Supplemental judgment vacated and remanded.

2

We note that this proceeding arose at a time when courts throughout Oregon were having difficulty securing appointed counsel even for criminal defendants who have a constitutional right to counsel. See State v. Roberts, 374 Or 821, 826-27, 584 P3d 1217 (2026) (describing the “systemic, statewide public defense crisis” in Oregon in recent years that has resulted in an inability to promptly appoint counsel for all indigent defendants). Indeed, the trial court wanted to appoint counsel for the children here but could not secure an attorney for them.
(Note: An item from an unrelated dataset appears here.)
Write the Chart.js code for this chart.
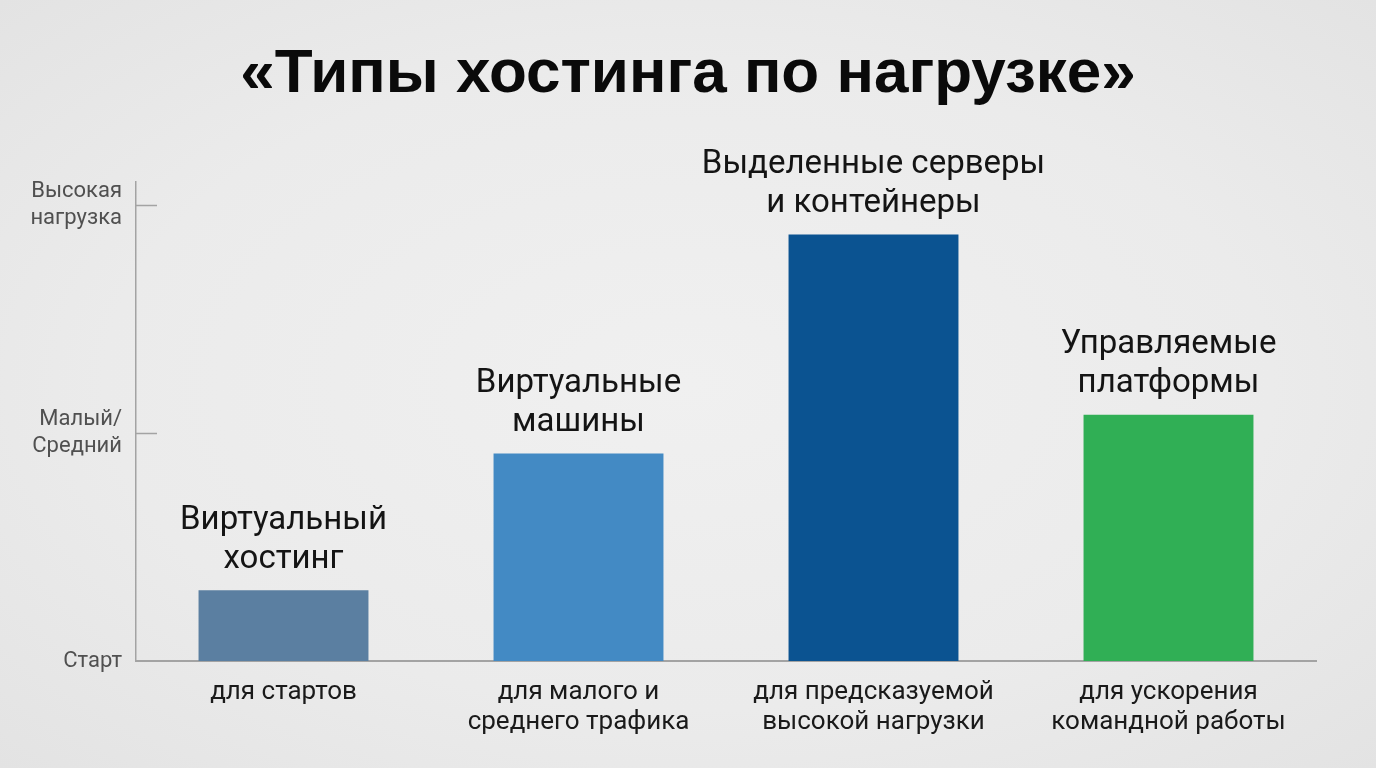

Still, under section 3932, the court could have extended the stay and, if it did not, that statute required appointment of counsel. The trial court could not both deny a stay and not appoint counsel.

3

Father also argues that the trial court plainly erred in not applying ORS 107.145(3), which provides, subject to limited exception, that a court “may not set aside, alter or modify any portion of a judgment * * * that provides for the custody, parenting time, visitation, support and welfare of a minor child of a deployed parent until 90 days after the completion of the deployed parent’s deployment” unless the matter was decided by the court before the parent’s deployment. It appears that that section might have application to these facts, but we need not decide the issue on a plain-error basis. We therefore decide this appeal based on the preserved federal statutory argument.